In joint prostheses or artificial joints it is common to insert one member of the artificial joint into a bone forming that joint. In the case of an artificial hip joint, that member can have a shaft which is forced into the marrow cavity of the femur and is provided at its upper end with a fitting adapted to receive a ball of the joint or forming the ball itself. Between the ball and the shaft, a closure plate can be provided which is adapted to close off the open section of the neck of the femur which may be cut away upon removal of the femur head to accommodate the artificial joint.
The shaft and the plate are generally composed of metal and it has been proposed to provide at least the shaft with a coating or layer of an artificial bone material, sometimes referred to as synthetic bone or as artificial bone replacement material.
The shaft and the closure plate can be formed together with the ball-forming or ball-connecting member in one piece from a titanium alloy or a cobalt-chromium alloy.
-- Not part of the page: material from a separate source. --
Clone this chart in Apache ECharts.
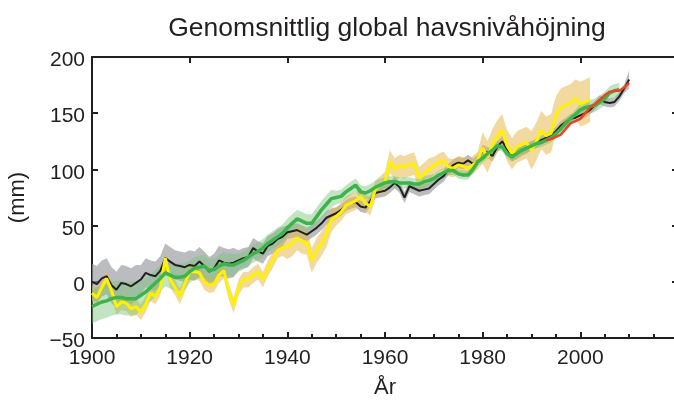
<!DOCTYPE html>
<html>
<head>
<meta charset="utf-8">
<script src="https://cdn.jsdelivr.net/npm/echarts@6/dist/echarts.min.js"></script>
<style>html,body{margin:0;padding:0;background:#fff}#c{width:674px;height:400px}</style>
</head>
<body>
<div id="c"></div>
<script>
// ---- Data (mm) ----
const blackStart = 1900;
const blackVals = [0,-2,3,5,-3,-7,-1,-2,-4,-1, 2,8,6,5,10,21,18,15,14,13,
  15,14,18,14,9,12,19,17,16,17, 19,21,22,30,27,25,32,34,38,40,
  44,45,46,44,42,45,48,52,57,59, 61,64,68,70,71,67,66,72,79,80,
  81,84,88,84,75,85,83,81,82,83, 87,91,94,100,104,106,105,108,105,108,
  117,115,112,120,125,118,112,114,117,119, 121,123,126,128,130,134,139,142,145,146,
  148,150,153,157,162,160,159,160,165,172, 180];
const blackErr = [16,13,13,9,6,5,5,5,5,4,4,8]; // half-width per decade

const yellowStart = 1900;
const yellowVals = [-10,-14,-5,3,-8,-22,-18,-19,-24,-22, -27,-20,-10,-13,-5,21,2,-5,-13,-2,
  9,9,8,0,-3,-2,6,10,-9,-21, -5,2,2,6,9,2,12,19,28,30,
  31,34,39,36,35,19,28,34,42,55, 58,62,68,70,72,76,70,67,82,86,
  88,107,100,103,102,104,105,92,96,100, 103,106,108,102,101,104,103,101,104,108,
  119,111,122,130,135,121,114,120,122,124, 117,125,135,130,132,148,155,157,159,163,
  158,160,162];
const yellowErr = [7,7,7,7,11,8,10,8,14,17,20];

const greenStart = 1900;
const greenVals = [-22,-20,-18,-17,-15,-14,-14,-15,-15,-15, -12,-9,-5,-1,3,8,6,4,4,5,
  9,12,13,14,10,11,14,16,15,15, 17,19,22,25,27,30,34,37,40,43,
  48,52,56,54,52,52,58,64,69,74, 75,76,80,83,86,80,79,81,84,86,
  88,89,89,88,88,88,87,87,89,90, 92,95,97,99,99,96,95,95,100,107,
  110,114,117,121,120,114,111,114,117,119, 121,123,124,126,128,132,136,141,145,149,
  153,155,156,157,160,163,168,170,171];
const greenErr = [15,12,10,8,8,6,5,4,4,4,6];

const redStart = 1993;
const redVals = [126,127,129,131,136,141,143,145,150,155,158,162,166,169,170,170,173,177];

const xTicks = [1900,1920,1940,1960,1980,2000];
const yTicks = [-50,0,50,100,150,200];

// ---- Build series data ----
function pairs(start, vals){ return vals.map((v,i)=>[start+i, v]); }
function errAt(err, y){ return err[Math.min(err.length-1, Math.floor((y-1900)/10))]; }
function bandData(start, vals, err){ return vals.map((v,i)=>{const y=start+i; const e=errAt(err,y); return [y, v-e, v+e];}); }

function band(name, start, vals, err, color){
  const d = bandData(start, vals, err);
  return {
    type:'custom', name:name, data:d, silent:true, clip:true,
    encode:{x:0, y:[1,2]},
    renderItem:function(params, api){
      if (params.dataIndex !== 0) return null;
      const up = d.map(p=>api.coord([p[0], p[2]]));
      const lo = d.map(p=>api.coord([p[0], p[1]])).reverse();
      return {type:'polygon', shape:{points:up.concat(lo)}, style:{fill:color, stroke:null}};
    }
  };
}
function line(name, start, vals, color, w){
  return {type:'line', name:name, data:pairs(start,vals), symbol:'none', lineStyle:{color:color, width:w}, itemStyle:{color:color}};
}

const FONT = 'Liberation Sans, Arial, Helvetica, sans-serif';
const TXT = '#231f20';
const axisLine = {show:true, onZero:false, lineStyle:{color:TXT, width:2}};

const chart = echarts.init(document.getElementById('c'));
chart.setOption({
  animation:false,
  title:{text:'Genomsnittlig global havsnivåhöjning', left:382, top:10, textAlign:'center',
    textStyle:{fontFamily:FONT, fontSize:26.5, fontWeight:'normal', color:TXT}},
  grid:{left:92, right:-4, top:57, bottom:62, containLabel:false, outerBoundsMode:'none'},
  xAxis:[
    {type:'value', min:1900, max:2020, interval:20, position:'bottom',
     axisLine:axisLine, axisTick:{inside:true, length:6, lineStyle:{color:TXT, width:2}},
     minorTick:{show:true, splitNumber:4, length:4, lineStyle:{color:TXT, width:2}},
     splitLine:{show:false},
     axisLabel:{margin:10, fontFamily:FONT, fontSize:21, color:TXT,
       formatter:v=> xTicks.indexOf(v)>=0 ? String(v) : ''},
     name:'År', nameLocation:'middle', nameGap:39,
     nameTextStyle:{fontFamily:FONT, fontSize:22, color:TXT}},
    {type:'value', min:1900, max:2020, interval:20, position:'top',
     axisLine:axisLine, axisTick:{inside:true, length:6, lineStyle:{color:TXT, width:2}},
     axisLabel:{show:false}, splitLine:{show:false}}
  ],
  yAxis:[
    {type:'value', min:-50, max:200, interval:50, position:'left',
     axisLine:axisLine, axisTick:{inside:true, length:6, lineStyle:{color:TXT, width:2}},
     splitLine:{show:false},
     axisLabel:{margin:7, fontFamily:FONT, fontSize:21, color:TXT,
       formatter:v=> yTicks.indexOf(v)>=0 ? '{a|' + String(v).replace('-','\u2212') + '}' : '',
       rich:{a:{fontFamily:FONT, fontSize:21, color:TXT, padding:[7,0,0,0]}}},
     name:'(mm)', nameLocation:'middle', nameGap:63, nameRotate:90,
     nameTextStyle:{fontFamily:FONT, fontSize:22, color:TXT}},
    {type:'value', min:-50, max:200, interval:50, position:'right',
     axisLine:axisLine, axisTick:{inside:true, length:6, lineStyle:{color:TXT, width:2}},
     axisLabel:{show:false}, splitLine:{show:false}}
  ],
  series:[
    band('grey', blackStart, blackVals, blackErr, 'rgba(150,152,156,0.65)'),
    line('Church & White', blackStart, blackVals, '#231f20', 2),
    band('tan', yellowStart, yellowVals, yellowErr, 'rgba(230,186,80,0.55)'),
    line('Jevrejeva', yellowStart, yellowVals, '#fff200', 3),
    band('lgreen', greenStart, greenVals, greenErr, 'rgba(120,196,120,0.45)'),
    line('Ray & Douglas', greenStart, greenVals, '#3cb44b', 3.5),
    line('Satellit', redStart, redVals, '#ef4123', 2.5)
  ]
});
</script>
</body>
</html>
The joint prosthesis can be made by forging, casting and/or machining operations.
The layer of the so-called synthetic bone material is generally sintered on the metal body. The synthetic bone material can have a ceramic character and generally comprises at least one artificial apatite in the form of hydroxyapatite Ca.sub.5 OH(PO.sub.4).sub.2.
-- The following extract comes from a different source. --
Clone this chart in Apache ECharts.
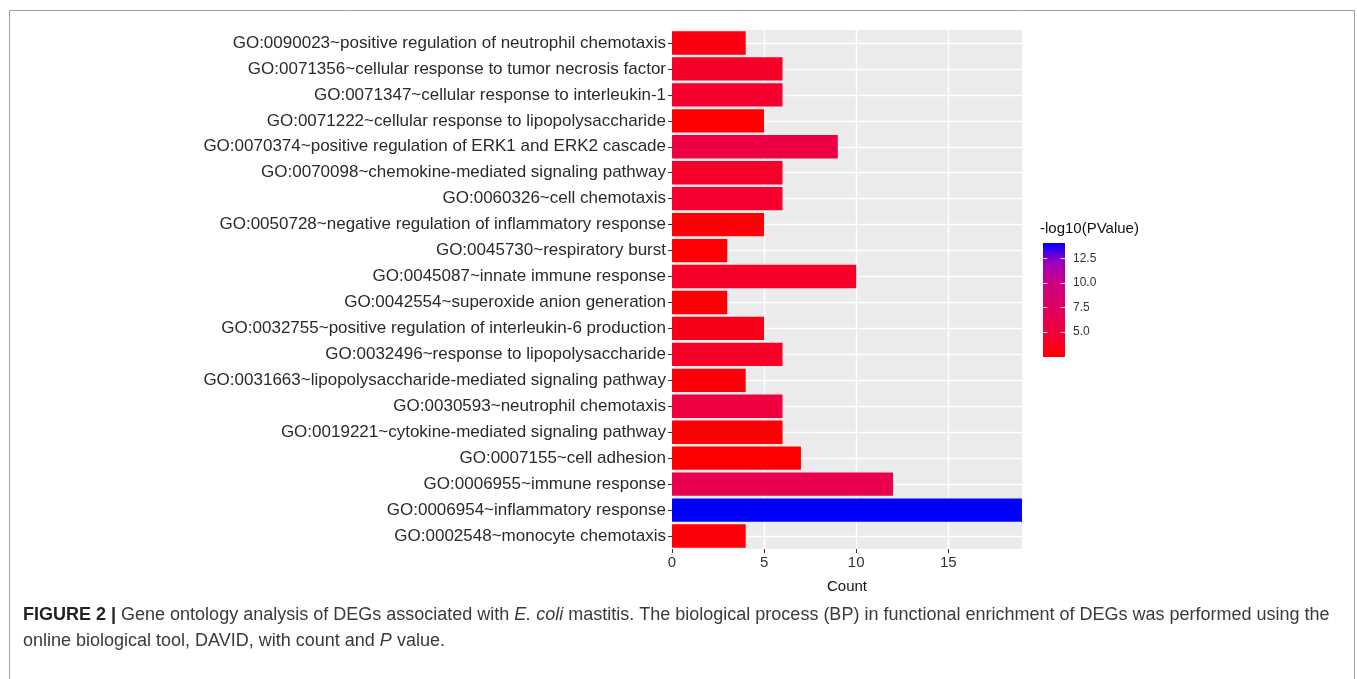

The material can be applied in a multilayer configuration and the various layers can be composed of different materials.
The layer of the synthetic bone material is not only highly compatible with natural bone tissue, but has a certain porosity.
The shaft which is inserted into the marrow cavity can be provided with ribs running in the direction of insertion so as to increase the surface area of the layer exposed to the bone tissue. Furthermore, the metallic surface of the shaft and the closure disc can be treated by spark-discharge erosion to form micropits or roughening formations which promote attachment of the synthetic bone material thereto.
A joint prosthesis as thus formed and constituted is not cemented into or onto the bone as is the case with some artificial joints, but rather, after insertion, becomes permanently attached by a growth of the natural bone tissue within the cortex of the bone into the layer.
The prosthetic joint of course must have sufficient alternating bending strength and should be sufficiently strong as to resist rupture under even the most extreme conditions of supporting the body.
In practice, the synthetic bone layer has been applied to the metal prosthesis body with a uniform thickness over the entire coated surface thereof. In practice, moreover, it has been found that the growth of natural bone material into the layer and hence the attachment of the prosthesis to the bone is unsatisfactory. Investigations have shown that this unexpected phenomenon appears to be a result of the fact that movements of the patient cause higher stresses on the bone and the connection between the bone and the prosthetic member in the region of the closure plate than elsewhere along the shaft remote from the closure plate. In other words the more highly stressed region of the prosthetic member and the bone and the more highly loaded tissue at the closure plate and directly adjoining same along the shaft does not permit as effective growth of the bone tissue into the layer and as effective bonding of the prosthesis in this region as in regions of reduced loading and less stress more remote from the plate.
The phenomenon, therefore, which has been recognized as a lack of effective bonding uniformly between the bone tissue and the implant, has been traced to the sharp differences in loading along the shank or shaft of the implant. This is especially the case with hip prostheses.